* [Written problem]: Set down, word for word, only the lines from the start of the records through the line bearing "xs = list(range(len(dates)))"; include no pictures.

* [Supplied material]:
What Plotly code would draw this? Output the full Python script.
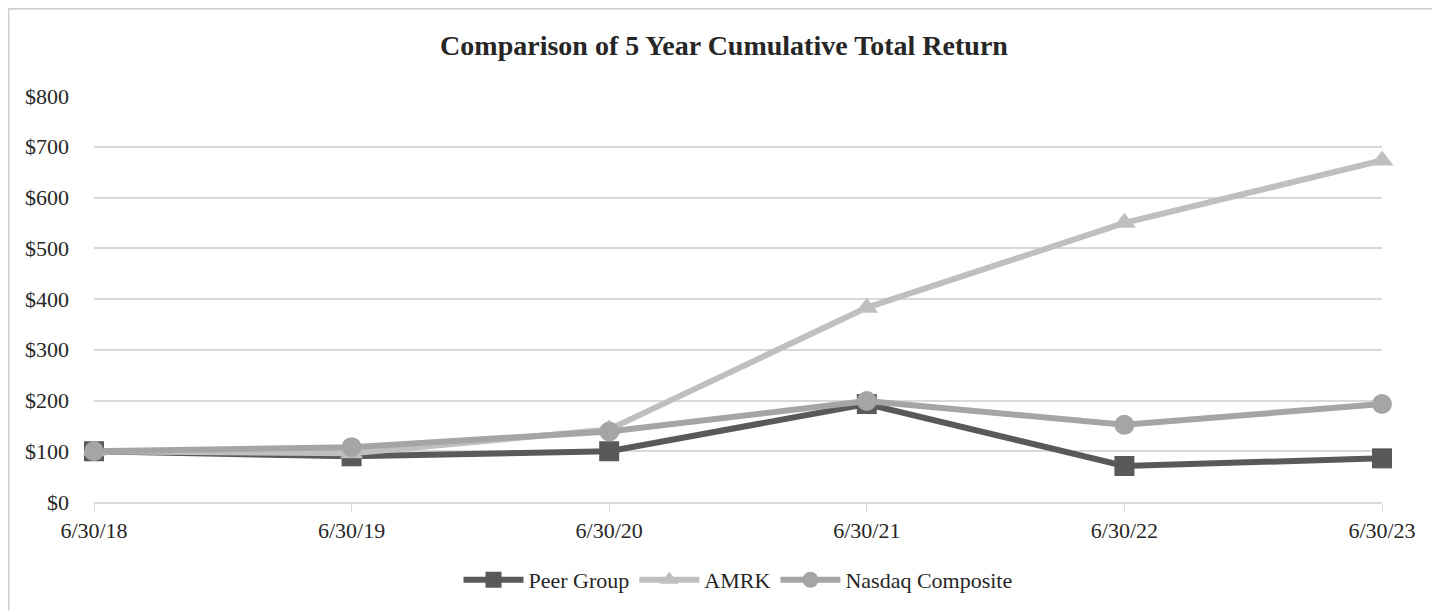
import plotly.graph_objects as go

dates = ["6/30/18", "6/30/19", "6/30/20", "6/30/21", "6/30/22", "6/30/23"]
peer_group = [100, 90, 100, 193, 71, 86]
amrk = [100, 96, 143, 383, 550, 673]
nasdaq = [100, 108, 139, 199, 152, 193]

y_ticks = [0, 100, 200, 300, 400, 500, 600, 700, 800]
y_labels = ["$" + str(v) for v in y_ticks]

FONT = "Liberation Serif, Times New Roman, serif"
xs = list(range(len(dates)))

fig = go.Figure()
series = [
    ("Peer Group", peer_group, "#595959", "square", 20),
    ("AMRK", amrk, "#bfbfbf", "triangle-up", 20),
    ("Nasdaq Composite", nasdaq, "#a5a5a5", "circle", 20),
]
for name, vals, col, sym, sz in series:
    fig.add_trace(go.Scatter(
        x=xs, y=vals, name=name, mode="lines+markers",
        line=dict(color=col, width=6),
        marker=dict(symbol=sym, size=sz, color=col),
        cliponaxis=False,
    ))

# page is offset by 8px body margin; coordinates below are figure coordinates
W, H = 1432, 604
L, R, T, B = 86, 58, 88, 109
pw, ph = W - L - R, H - T - B
def px(x):
    return (x - L) / pw
def py(y):
    return (H - B - y) / ph

fig.update_layout(
    width=W, height=H,
    margin=dict(l=L, r=R, t=T, b=B),
    paper_bgcolor="white", plot_bgcolor="white",
    font=dict(family=FONT, size=22, color="#262626"),
    title=dict(text="<b>Comparison of 5 Year Cumulative Total Return</b>",
               x=0.5, xanchor="center", y=1 - 37 / H, yanchor="middle",
               font=dict(family=FONT, size=28, color="#262626")),
    showlegend=True,
    legend=dict(orientation="h", x=0.5, xanchor="center", y=py(572), yanchor="middle",
                font=dict(family=FONT, size=22, color="#262626"),
                itemwidth=60, traceorder="normal"),
    xaxis=dict(
        range=[0, 5], tickvals=xs, ticktext=dates,
        showgrid=False, zeroline=False,
        showline=True, linecolor="#d9d9d9", linewidth=2,
        ticks="outside", ticklen=8, tickcolor="#d9d9d9", tickwidth=1,
        ticklabelstandoff=0,
        tickfont=dict(family=FONT, size=22, color="#262626"),
    ),
    yaxis=dict(
        range=[0, 800], tickvals=y_ticks, ticktext=y_labels,
        showgrid=True, gridcolor="#d9d9d9", gridwidth=1.5,
        zeroline=False, showline=False, ticks="",
        ticklabelstandoff=24,
        tickfont=dict(family=FONT, size=22, color="#262626"),
    ),
    shapes=[
        dict(type="line", xref="paper", yref="paper", x0=px(0), x1=px(W), y0=py(0.5), y1=py(0.5),
             line=dict(color="#d0d0d0", width=2)),
        dict(type="line", xref="paper", yref="paper", x0=px(0.5), x1=px(0.5), y0=py(0), y1=py(H),
             line=dict(color="#d0d0d0", width=2)),
    ],
)

fig.write_html("out.html")
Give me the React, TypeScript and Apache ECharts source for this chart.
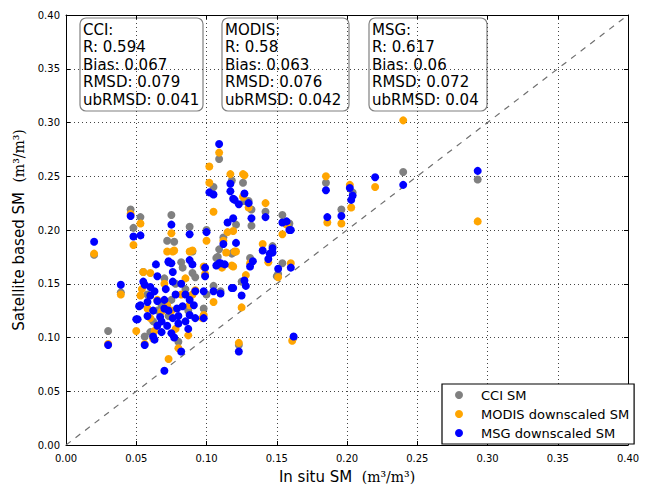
import React, { useEffect, useRef } from "react";
import * as echarts from "echarts";

const axisTicks = [0, 0.05, 0.1, 0.15, 0.2, 0.25, 0.3, 0.35, 0.4];
const seriesNames = ["CCI SM", "MODIS downscaled SM", "MSG downscaled SM"];

const cciPoints: number[][] = [
  [0.293, 0.247], [0.24, 0.254], [0.204, 0.235], [0.185, 0.244], [0.196, 0.219], [0.159, 0.206],
  [0.126, 0.244], [0.127, 0.227], [0.13, 0.227], [0.132, 0.219], [0.142, 0.217], [0.121, 0.205],
  [0.132, 0.204], [0.154, 0.214], [0.158, 0.205], [0.119, 0.179], [0.147, 0.185], [0.131, 0.174],
  [0.125, 0.152], [0.151, 0.159], [0.123, 0.093], [0.109, 0.266], [0.105, 0.24], [0.118, 0.246],
  [0.075, 0.214], [0.088, 0.203], [0.1, 0.2], [0.072, 0.19], [0.077, 0.189], [0.09, 0.18],
  [0.112, 0.193], [0.109, 0.182], [0.118, 0.178], [0.107, 0.174], [0.108, 0.175], [0.154, 0.169],
  [0.15, 0.157], [0.092, 0.156], [0.105, 0.148], [0.11, 0.143], [0.098, 0.127], [0.046, 0.219],
  [0.053, 0.212], [0.048, 0.202], [0.02, 0.177], [0.03, 0.106], [0.056, 0.101], [0.062, 0.115],
  [0.055, 0.161], [0.08, 0.096], [0.07, 0.155], [0.085, 0.145], [0.058, 0.14], [0.075, 0.135],
  [0.087, 0.125], [0.09, 0.16], [0.068, 0.13], [0.078, 0.15], [0.083, 0.165], [0.065, 0.125],
  [0.06, 0.105], [0.073, 0.12], [0.082, 0.17], [0.162, 0.1], [0.039, 0.142], [0.1, 0.14]
];

const modisPoints: number[][] = [
  [0.293, 0.208], [0.24, 0.302], [0.22, 0.24], [0.202, 0.242], [0.203, 0.221], [0.185, 0.25],
  [0.186, 0.207], [0.196, 0.206], [0.117, 0.252], [0.126, 0.252], [0.126, 0.231], [0.13, 0.221],
  [0.142, 0.225], [0.119, 0.199], [0.157, 0.205], [0.154, 0.196], [0.121, 0.18], [0.14, 0.187],
  [0.144, 0.17], [0.131, 0.169], [0.119, 0.166], [0.128, 0.158], [0.151, 0.156], [0.16, 0.169],
  [0.125, 0.128], [0.161, 0.097], [0.123, 0.095], [0.102, 0.259], [0.102, 0.244], [0.105, 0.217],
  [0.075, 0.197], [0.115, 0.198], [0.1, 0.19], [0.072, 0.18], [0.077, 0.181], [0.09, 0.181],
  [0.112, 0.19], [0.114, 0.179], [0.098, 0.166], [0.118, 0.167], [0.109, 0.272], [0.127, 0.251],
  [0.12, 0.18], [0.088, 0.18], [0.111, 0.165], [0.099, 0.159], [0.092, 0.144], [0.105, 0.133],
  [0.098, 0.121], [0.02, 0.178], [0.039, 0.14], [0.046, 0.215], [0.053, 0.206], [0.048, 0.186],
  [0.05, 0.106], [0.056, 0.094], [0.062, 0.099], [0.073, 0.08], [0.03, 0.094], [0.055, 0.161],
  [0.054, 0.145], [0.058, 0.127], [0.068, 0.124], [0.063, 0.106], [0.053, 0.139], [0.076, 0.18],
  [0.088, 0.13], [0.097, 0.118], [0.078, 0.108], [0.087, 0.102], [0.08, 0.09], [0.07, 0.15],
  [0.082, 0.14], [0.06, 0.16], [0.065, 0.135], [0.072, 0.13], [0.085, 0.155], [0.09, 0.14],
  [0.075, 0.125], [0.06, 0.118]
];

const msgPoints: number[][] = [
  [0.293, 0.255], [0.24, 0.242], [0.22, 0.249], [0.202, 0.239], [0.204, 0.232], [0.203, 0.228],
  [0.185, 0.237], [0.186, 0.212], [0.196, 0.213], [0.159, 0.2], [0.117, 0.243], [0.117, 0.236],
  [0.127, 0.234], [0.119, 0.229], [0.123, 0.224], [0.13, 0.225], [0.142, 0.212], [0.119, 0.211],
  [0.132, 0.211], [0.154, 0.207], [0.157, 0.208], [0.16, 0.2], [0.121, 0.188], [0.14, 0.181],
  [0.147, 0.183], [0.147, 0.179], [0.144, 0.173], [0.133, 0.171], [0.131, 0.166], [0.128, 0.148],
  [0.119, 0.146], [0.125, 0.139], [0.151, 0.164], [0.16, 0.165], [0.162, 0.101], [0.109, 0.28],
  [0.102, 0.235], [0.105, 0.233], [0.12, 0.228], [0.075, 0.205], [0.088, 0.196], [0.115, 0.207],
  [0.1, 0.198], [0.112, 0.187], [0.088, 0.172], [0.09, 0.168], [0.073, 0.171], [0.11, 0.169],
  [0.107, 0.167], [0.046, 0.213], [0.053, 0.195], [0.048, 0.194], [0.02, 0.189], [0.039, 0.149],
  [0.03, 0.093], [0.05, 0.117], [0.056, 0.093], [0.062, 0.101], [0.07, 0.069], [0.145, 0.178],
  [0.109, 0.169], [0.113, 0.168], [0.127, 0.153], [0.099, 0.165], [0.099, 0.157], [0.105, 0.143],
  [0.11, 0.141], [0.098, 0.143], [0.092, 0.143], [0.118, 0.146], [0.098, 0.118], [0.123, 0.087],
  [0.064, 0.168], [0.065, 0.157], [0.055, 0.152], [0.06, 0.147], [0.063, 0.143], [0.053, 0.13],
  [0.058, 0.12], [0.052, 0.129], [0.067, 0.119], [0.07, 0.127], [0.065, 0.111], [0.068, 0.115],
  [0.051, 0.117], [0.072, 0.111], [0.073, 0.17], [0.056, 0.149], [0.06, 0.139], [0.065, 0.134],
  [0.075, 0.169], [0.076, 0.161], [0.076, 0.152], [0.079, 0.127], [0.083, 0.129], [0.088, 0.121],
  [0.092, 0.118], [0.076, 0.118], [0.08, 0.113], [0.075, 0.104], [0.087, 0.108], [0.082, 0.087],
  [0.071, 0.145], [0.078, 0.14], [0.082, 0.15], [0.085, 0.14], [0.07, 0.135], [0.062, 0.125],
  [0.058, 0.133], [0.088, 0.135], [0.08, 0.12], [0.073, 0.125], [0.068, 0.105], [0.063, 0.098],
  [0.077, 0.1], [0.085, 0.115], [0.091, 0.13]
];

const oneToOne: number[][] = [[0, 0], [0.4, 0.4]];

const statBoxes = [
  { lines: ["CCI:", "R: 0.594", "Bias: 0.067", "RMSD: 0.079", "ubRMSD: 0.041"] },
  { lines: ["MODIS:", "R: 0.58", "Bias: 0.063", "RMSD: 0.076", "ubRMSD: 0.042"] },
  { lines: ["MSG:", "R: 0.617", "Bias: 0.06", "RMSD: 0.072", "ubRMSD: 0.04"] },
];

const FONT = "DejaVu Sans";

export default function App() {
  const ref = useRef<HTMLDivElement>(null);
  useEffect(() => {
    if (!ref.current) return;
    const chart = echarts.init(ref.current, undefined, { renderer: "svg" });
    const boxGeom = [
      { x: 80, w: 123 },
      { x: 222, w: 127 },
      { x: 369, w: 118 },
    ];
    const graphics: any[] = statBoxes.map((b, i) => ({
      type: "group",
      z: 100,
      children: [
        {
          type: "rect",
          shape: { x: boxGeom[i].x, y: 18, width: boxGeom[i].w, height: 93, r: 6 },
          style: { fill: "#fff", stroke: "#808080", lineWidth: 1.2 },
        },
        {
          type: "text",
          x: boxGeom[i].x + 3,
          y: 21,
          style: {
            text: b.lines.join("\n"),
            font: `15px "${FONT}"`,
            lineHeight: 17.5,
            fill: "#000",
          },
        },
      ],
    }));

    const axisCommon = {
      min: 0,
      max: 0.4,
      interval: 0.05,
      axisLine: { show: true, onZero: false, lineStyle: { color: "#000", width: 1 } },
      axisTick: { show: true, inside: true, length: 4, lineStyle: { color: "#000" } },
    };

    const option: any = {
      animation: false,
      backgroundColor: "#fff",
      grid: { left: 66, right: 18, top: 15, bottom: 40 },
      xAxis: [
        {
          ...axisCommon,
          type: "value",
          position: "bottom",
          name: "In situ SM  {u|(m³/m³)}",
          nameLocation: "middle",
          nameGap: 24,
          nameTextStyle: {
            fontFamily: FONT,
            fontSize: 15,
            color: "#000",
            rich: { u: { fontFamily: "DejaVu Serif", fontSize: 14, color: "#000" } },
          },
          axisLabel: {
            fontFamily: FONT,
            fontSize: 10,
            color: "#000",
            margin: 8,
            formatter: (v: number) => v.toFixed(2),
          },
          splitLine: { show: true, lineStyle: { color: "#444", type: [1, 3], width: 1 } },
        },
        {
          ...axisCommon,
          type: "value",
          position: "top",
          axisLabel: { show: false },
          splitLine: { show: false },
        },
      ],
      yAxis: [
        {
          ...axisCommon,
          type: "value",
          position: "left",
          name: "Satellite based SM  {u|(m³/m³)}",
          nameLocation: "middle",
          nameGap: 34,
          nameRotate: 90,
          nameTextStyle: {
            fontFamily: FONT,
            fontSize: 15,
            color: "#000",
            rich: { u: { fontFamily: "DejaVu Serif", fontSize: 14, color: "#000" } },
          },
          axisLabel: {
            fontFamily: FONT,
            fontSize: 10,
            color: "#000",
            margin: 6,
            formatter: (v: number) => v.toFixed(2),
          },
          splitLine: { show: true, lineStyle: { color: "#444", type: [1, 3], width: 1 } },
        },
        {
          ...axisCommon,
          type: "value",
          position: "right",
          axisLabel: { show: false },
          splitLine: { show: false },
        },
      ],
      legend: {
        data: seriesNames,
        orient: "vertical",
        left: 442,
        top: 384,
        padding: [4, 5, 4, 13],
        itemGap: 5,
        itemWidth: 8,
        itemHeight: 8,
        icon: "circle",
        borderColor: "#000",
        borderWidth: 1.2,
        borderRadius: 0,
        backgroundColor: "#fff",
        textStyle: { fontFamily: FONT, fontSize: 13, color: "#000", lineHeight: 14, padding: [0, 0, 0, 13] },
        z: 50,
      },
      series: [
        {
          type: "line",
          data: oneToOne,
          symbol: "none",
          silent: true,
          z: 1,
          lineStyle: { color: "#707070", width: 1.2, type: [6, 6] },
        },
        {
          name: seriesNames[0],
          type: "scatter",
          data: cciPoints,
          symbolSize: 8,
          itemStyle: { color: "#808080", opacity: 1 },
          z: 2,
        },
        {
          name: seriesNames[1],
          type: "scatter",
          data: modisPoints,
          symbolSize: 8,
          itemStyle: { color: "#FFA500", opacity: 1 },
          z: 3,
        },
        {
          name: seriesNames[2],
          type: "scatter",
          data: msgPoints,
          symbolSize: 8,
          itemStyle: { color: "#0000FF", opacity: 1 },
          z: 4,
        },
      ],
      graphic: graphics,
    };
    chart.setOption(option);
    return () => chart.dispose();
  }, []);
  return (
    <div
      ref={ref}
      style={{ position: "fixed", left: 0, top: 0, width: 646, height: 489 }}
    />
  );
}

* [Task solution]:
What Plotly code would draw this? Output the full Python script.
import plotly.graph_objects as go

dates = ["6/30/18", "6/30/19", "6/30/20", "6/30/21", "6/30/22", "6/30/23"]
peer_group = [100, 90, 100, 193, 71, 86]
amrk = [100, 96, 143, 383, 550, 673]
nasdaq = [100, 108, 139, 199, 152, 193]

y_ticks = [0, 100, 200, 300, 400, 500, 600, 700, 800]
y_labels = ["$" + str(v) for v in y_ticks]

FONT = "Liberation Serif, Times New Roman, serif"
xs = list(range(len(dates)))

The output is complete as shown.